Intergenerational Trauma and Racial Injustice

This injustice doesn’t end with the first generation. The children and grandchildren of Windrush victims carry the weight of these experiences too – what psychologists call intergenerational trauma. Racism is not just an external force; it seeps into family life, shaping how people see themselves and their futures. The stress of discrimination, exclusion, and loss affects not only mental wellbeing but also physical health outcomes over generations, as Centre for Mental Health’s briefing A Constant Battle so powerfully showed. For older members of the Windrush generation, many now in their 70s and 80s, the psychological toll is compounded by isolation, financial insecurity, and physical ill health. They were promised security and citizenship – and instead, they have spent their later years fighting to prove their right to exist in the country they call home.

This is why I have called for a Windrush Covenant – inspired by the Armed Forces Covenant, which recognises the duty of care owed to veterans who have suffered physical injury or trauma in service of the nation. Like those who have served in the armed forces, the Windrush generation and their descendants have served Britain – in hospitals, transport, factories, and public life. They too have borne invisible wounds in the line of that service. A Windrush Covenant would be a formal and enduring commitment by government and public institutions to ensure that those harmed by the scandal – and future generations – receive lasting recognition, protection and support. It would embed trauma‑informed practice across services, guarantee independent oversight of compensation and redress, and affirm the nation’s responsibility to safeguard the dignity and wellbeing of the Windrush generation and their families.

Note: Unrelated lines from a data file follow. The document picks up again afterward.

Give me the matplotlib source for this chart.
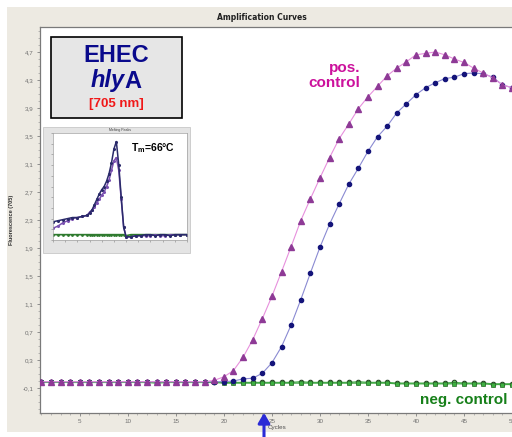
import numpy as np
import matplotlib
matplotlib.use("Agg")
import matplotlib.pyplot as plt
from matplotlib.patches import Rectangle
from matplotlib.ticker import FixedLocator, MultipleLocator

plt.rcParams['font.family'] = ['Liberation Sans', 'DejaVu Sans']

# amplification data (fluorescence 705 nm vs cycle)
cycles = list(range(1, 51))
pos_control = [-0.01, -0.01, -0.01, -0.01, -0.01, -0.01, -0.01, -0.01, -0.01, -0.01,
               -0.01, -0.01, -0.01, -0.01, -0.01, -0.01, -0.01, -0.01, 0.01, 0.06,
               0.15, 0.34, 0.59, 0.89, 1.21, 1.56, 1.92, 2.29, 2.60, 2.90,
               3.19, 3.46, 3.67, 3.89, 4.06, 4.21, 4.36, 4.47, 4.56, 4.66,
               4.68, 4.70, 4.66, 4.60, 4.55, 4.47, 4.40, 4.33, 4.23, 4.19]
sample = [-0.01, -0.01, -0.01, -0.01, -0.01, -0.01, -0.01, -0.01, -0.01, -0.01,
          -0.01, -0.01, -0.01, -0.01, -0.01, -0.01, -0.01, -0.01, -0.01, -0.01,
          0.00, 0.03, 0.04, 0.11, 0.26, 0.49, 0.80, 1.16, 1.54, 1.91,
          2.24, 2.53, 2.81, 3.04, 3.28, 3.49, 3.64, 3.83, 3.96, 4.09,
          4.19, 4.26, 4.32, 4.34, 4.39, 4.40, 4.39, 4.34, 4.23, 4.19]
neg_a = [-0.02, -0.02, -0.02, -0.02, -0.02, -0.02, -0.02, -0.02, -0.02, -0.02,
         -0.02, -0.02, -0.03, -0.02, -0.02, -0.02, -0.02, -0.02, -0.02, -0.03,
         -0.03, -0.03, -0.03, -0.03, -0.03, -0.03, -0.03, -0.03, -0.03, -0.03,
         -0.03, -0.03, -0.03, -0.03, -0.03, -0.03, -0.03, -0.04, -0.04, -0.04,
         -0.04, -0.04, -0.04, -0.04, -0.04, -0.04, -0.04, -0.05, -0.05, -0.05]
neg_b = [-0.01, -0.01, -0.01, -0.02, -0.02, -0.02, -0.02, -0.02, -0.02, -0.01,
         -0.02, -0.02, -0.02, -0.02, -0.02, -0.02, -0.02, -0.02, -0.02, -0.02,
         -0.02, -0.02, -0.02, -0.02, -0.02, -0.02, -0.02, -0.01, -0.02, -0.02,
         -0.02, -0.02, -0.02, -0.01, -0.02, -0.02, -0.02, -0.03, -0.03, -0.03,
         -0.03, -0.03, -0.03, -0.02, -0.03, -0.03, -0.03, -0.04, -0.04, -0.04]

y_ticks = [-0.1, 0.3, 0.7, 1.1, 1.5, 1.9, 2.3, 2.7, 3.1, 3.5, 3.9, 4.3, 4.7]
x_ticks = [5, 10, 15, 20, 25, 30, 35, 40, 45, 50]

# melting peak inset (-dF/dT vs temperature)
melt_temp = [40, 42, 44, 46, 48, 50, 52, 54, 55, 56, 57, 58, 59, 60, 61, 62, 63, 64, 65, 66, 67,
             68, 69, 70, 72, 74, 76, 78, 80, 82, 84, 86, 88, 90, 92, 95]
melt_hi = [0.17, 0.18, 0.19, 0.20, 0.21, 0.21, 0.22, 0.23, 0.25, 0.28, 0.33, 0.38, 0.43, 0.47,
           0.50, 0.55, 0.62, 0.72, 0.85, 0.92, 0.70, 0.40, 0.12, 0.03, 0.03, 0.04, 0.04, 0.05,
           0.05, 0.04, 0.05, 0.05, 0.04, 0.05, 0.05, 0.05]
melt_lo = [0.11, 0.13, 0.16, 0.18, 0.20, 0.21, 0.22, 0.23, 0.26, 0.28, 0.31, 0.35, 0.38, 0.42,
           0.45, 0.50, 0.56, 0.65, 0.74, 0.77, 0.65, 0.38, 0.12, 0.03, 0.03, 0.04, 0.04, 0.04,
           0.04, 0.05, 0.04, 0.04, 0.05, 0.05, 0.05, 0.05]
melt_neg = [0.05, 0.05, 0.05, 0.05, 0.05, 0.05, 0.05, 0.05, 0.05, 0.05, 0.05, 0.05, 0.05, 0.05,
            0.05, 0.05, 0.05, 0.05, 0.05, 0.05, 0.05, 0.05, 0.05, 0.04, 0.05, 0.05, 0.05, 0.05,
            0.05, 0.05, 0.05, 0.05, 0.05, 0.05, 0.05, 0.05]

W, H = 512, 437
fig = plt.figure(figsize=(W / 100, H / 100), dpi=100)
fig.patch.set_facecolor('white')


def fx(px):
    return px / W


def fy(py):
    return 1 - py / H


# beige window panel
fig.patches.append(Rectangle((fx(7), fy(432)), fx(505), 425 / H, transform=fig.transFigure,
                             facecolor='#EDEAE2', edgecolor='none', zorder=0))

ax = fig.add_axes([fx(39.5), fy(413), 1 - fx(39.5), (413 - 27) / H])
ax.set_zorder(2)
ax.set_facecolor('white')

ax.plot(cycles, neg_b, '-', color='#4CB050', lw=0.9, marker='o', ms=3.3,
        mfc='#5BBF5B', mec='#1F3A1F', mew=0.7, zorder=3)
ax.plot(cycles, neg_a, '-', color='#3FA843', lw=0.9, marker='s', ms=2.8,
        mfc='#3DB040', mec='#2A6A2A', mew=0.5, zorder=3)
ax.plot(cycles, sample, '-', color='#8A8AD2', lw=0.8, marker='o', ms=3.0,
        mfc='#14147A', mec='#14147A', zorder=4)
ax.plot(cycles, pos_control, '-', color='#E790DD', lw=0.8, marker='^', ms=3.7,
        mfc='#8E3A96', mec='#8E3A96', zorder=5)

ax.set_xlim(0.8, 50.0)
ax.set_ylim(-0.457, 5.057)
ax.yaxis.set_major_locator(FixedLocator(y_ticks))
ax.set_yticklabels([f'{v:.1f}'.replace('.', ',') for v in y_ticks])
ax.yaxis.set_minor_locator(MultipleLocator(0.1))
ax.xaxis.set_major_locator(FixedLocator(x_ticks))
ax.xaxis.set_minor_locator(MultipleLocator(1))
ax.tick_params(axis='both', which='major', labelsize=4.5, labelcolor='#707070',
               color='#808080', length=2.5, width=0.6, pad=2)
ax.tick_params(axis='both', which='minor', color='#A0A0A0', length=1.5, width=0.5)
for side in ['left', 'bottom', 'top']:
    ax.spines[side].set_color('#7A7A7A')
    ax.spines[side].set_linewidth(0.9)
ax.spines['right'].set_visible(False)

fig.text(fx(262), fy(17), 'Amplification Curves', family='DejaVu Sans', fontsize=5.5,
         fontweight='bold', ha='center', va='center', color='#202020')
fig.text(fx(12), fy(220), 'Fluorescence (705)', fontsize=4, fontweight='bold',
         rotation=90, ha='center', va='center', color='#303030')
fig.text(fx(277), fy(427), 'Cycles', fontsize=4.5, ha='center', va='center', color='#505050')

# labels on the curves
fig.text(fx(360), fy(68), 'pos.', fontsize=11, fontweight='bold', color='#CC119C',
         ha='right', va='center', zorder=8)
fig.text(fx(360), fy(83), 'control', fontsize=11, fontweight='bold', color='#CC119C',
         ha='right', va='center', zorder=8)
fig.text(fx(508), fy(400), 'neg. control', fontsize=11, fontweight='bold', color='#17801A',
         ha='right', va='center', zorder=8)

# EHEC box
fig.patches.append(Rectangle((fx(51), fy(118)), fx(131), 81 / H, transform=fig.transFigure,
                             facecolor='#E6E6E6', edgecolor='black', lw=1.2, zorder=6))
fig.text(fx(116), fy(56), 'EHEC', fontsize=17, fontweight='bold', color='#0A0A8C',
         ha='center', va='center', zorder=7)
fig.text(fx(125), fy(81), 'hly', fontsize=17, fontweight='bold', fontstyle='italic',
         color='#0A0A8C', ha='right', va='center', zorder=7)
fig.text(fx(124), fy(81), 'A', fontsize=17, fontweight='bold', color='#0A0A8C',
         ha='left', va='center', zorder=7)
fig.text(fx(116), fy(104), '[705 nm]', fontsize=9.5, fontweight='bold', color='#F01818',
         ha='center', va='center', zorder=7)

# melting peak inset
fig.patches.append(Rectangle((fx(43), fy(253)), fx(147), 126 / H, transform=fig.transFigure,
                             facecolor='#E4E4E4', edgecolor='#C8C8C8', lw=0.6, zorder=6))
ins = fig.add_axes([fx(53), fy(240), fx(134), 107 / H], zorder=7)
ins.set_facecolor('white')
ins.plot(melt_temp, melt_neg, '-', color='#2E7A2E', lw=1.2, marker='o', ms=1.0)
ins.plot(melt_temp, melt_lo, '-', color='#7A50B0', lw=1.1, marker='o', ms=1.2, mfc='#9070C0')
ins.plot(melt_temp, melt_hi, '-', color='#2A2A6A', lw=1.1, marker='o', ms=1.2, mfc='#5050A0')
ins.set_xlim(40, 95)
ins.set_ylim(0, 1)
ins.xaxis.set_major_locator(MultipleLocator(5))
ins.yaxis.set_major_locator(MultipleLocator(0.1))
ins.tick_params(labelbottom=False, labelleft=False, length=1.5, width=0.4, color='#808080')
for s in ins.spines.values():
    s.set_color('#A0A0A0')
    s.set_linewidth(0.5)
ins.set_title('Melting Peaks', fontsize=2.5, pad=1.5, color='#404040')
ins.text(0.58, 0.86, r'T$_\mathregular{m}$=66°C', transform=ins.transAxes, fontsize=7.5,
         fontweight='bold', ha='left', va='center', color='black')

# arrow marking Ct
arrow = fig.add_artist(plt.Annotation(
    '', xy=(fx(264), fy(410)), xytext=(fx(264), fy(440)),
    xycoords='figure fraction', textcoords='figure fraction',
    arrowprops=dict(arrowstyle='-|>,head_width=0.35,head_length=0.6',
                    color='#2B2BD6', lw=2.2)))
arrow.set_zorder(10)

fig.savefig('out.png', dpi=100, facecolor=fig.get_facecolor())
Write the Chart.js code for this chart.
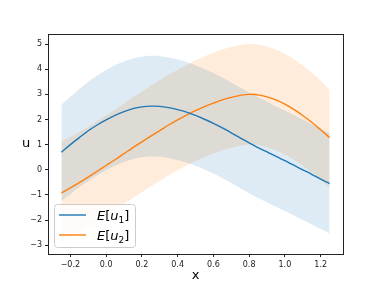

The recent Home Office announcement – even as partial changes to the compensation scheme are finally being implemented such as offering victims 75% of their compensation upfront and expanding payments to cover lost pension contributions – show the fundamental issues that remain. In a remarkable public admission, the new Home Secretary Shabana Mahmood recently conceded that the Home Office is “not yet fit for purpose”, effectively acknowledging the department’s failure to deliver timely justice and the ongoing trauma inflicted on Windrush victims. Mahmood described the scandal as a “shameful stain” on British history and vowed to “leave no stone unturned” until everyone affected receives the justice they deserve.

Her candour has only amplified rising calls to remove the compensation scheme from the Home Office entirely and to establish a fully independent, judge-led public inquiry into the scandal – a step campaigners (myself included) have long argued is necessary to truly reckon with this injustice and ensure it is never repeated. Only by marrying honest accountability with concrete action can we begin to repair the damage, deliver the compensation and care still owed, and finally turn this painful page in our nation’s history.

We can’t undo the suffering caused by the Windrush scandal. But we can create a covenant of care, justice, and respect – one that ensures this never happens again, and that those who suffered are not left to carry their pain alone. The Windrush generation came here to rebuild Britain after the war. The least we can do now is help rebuild their trust, dignity, and wellbeing in return.


Professor Patrick Vernon OBE is Engagement Ambassador for NHS Birmingham and Solihull NHS Integrated Care Board (BSol ICB) having served as the ICB’s Chair from January 2023 to October 2025. He is also Chair of the Walsall Together Partnership Board and a broadcaster, public speaker and writer on healthcare, cultural heritage and race.